Picked up a few new reads this weekend that should be interesting to the readership:

   

Confronting the Classics by Mary Beard

Dirty Wars by Jeremy Scahill 

Mary Beard is a British celebrity classicist from King’s College, an eminent figure in the field and extremely active in the social media realm where her blog, A Don’s Life and her twitter account are highly popular. She seems somewhat leftish anti-American in her politics, but does not appear to be under what Popper termed “the spell of Plato” and regards Socrates as a radical and subversive ( which he was, though not quite in the modern sense of those words).  Here is a sample of Beard’s prose:

Marcus Tullius Cicero was murdered on 7 December 43 BC: Rome’s most famous orator, off-and-on defender of Republican liberty and thundering critic of autocracy. He was finally hunted down by lackeys of Mark Antony, a member of Rome’s ruling junta and principal victim of Cicero’s dazzling swansong of invective: more than a dozen speeches called the Philippics, after Demosthenes almost equally nasty attacks on Philip of Macedon, three centuries earlier.
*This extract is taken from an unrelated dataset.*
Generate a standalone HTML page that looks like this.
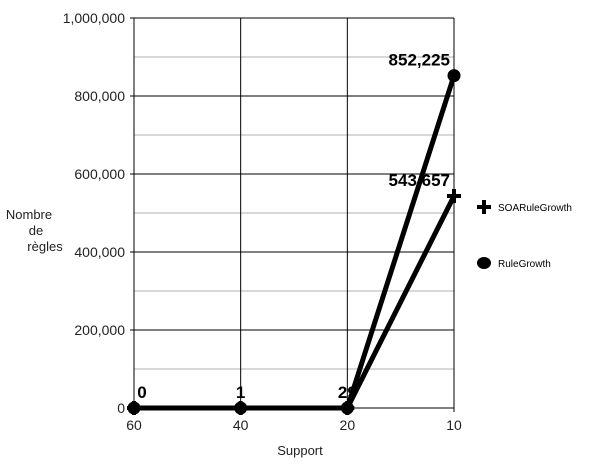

Cicero of course shared the fate of Demosthenes, dying less ignobly than Pompey but much less impressively to his fellow Romans than did the fanatical Cato. As a result, Cato has an equally uncompromising libertarian think tank named in his honor while America’s gift to Cicero’s posterity is only a mafia-infested Chicago suburb.

Scahill is much better known figure than Beard. I frankly disagree in principle with his take on drones and al Qaida targets – unless they are hors d’ combat or attempting to surrender, as combatants *all* AQ members are legitimate military targets under the laws of war, period – but I wanted to see what his argument was at it’s most expansive and fully documented. Should be an interesting read.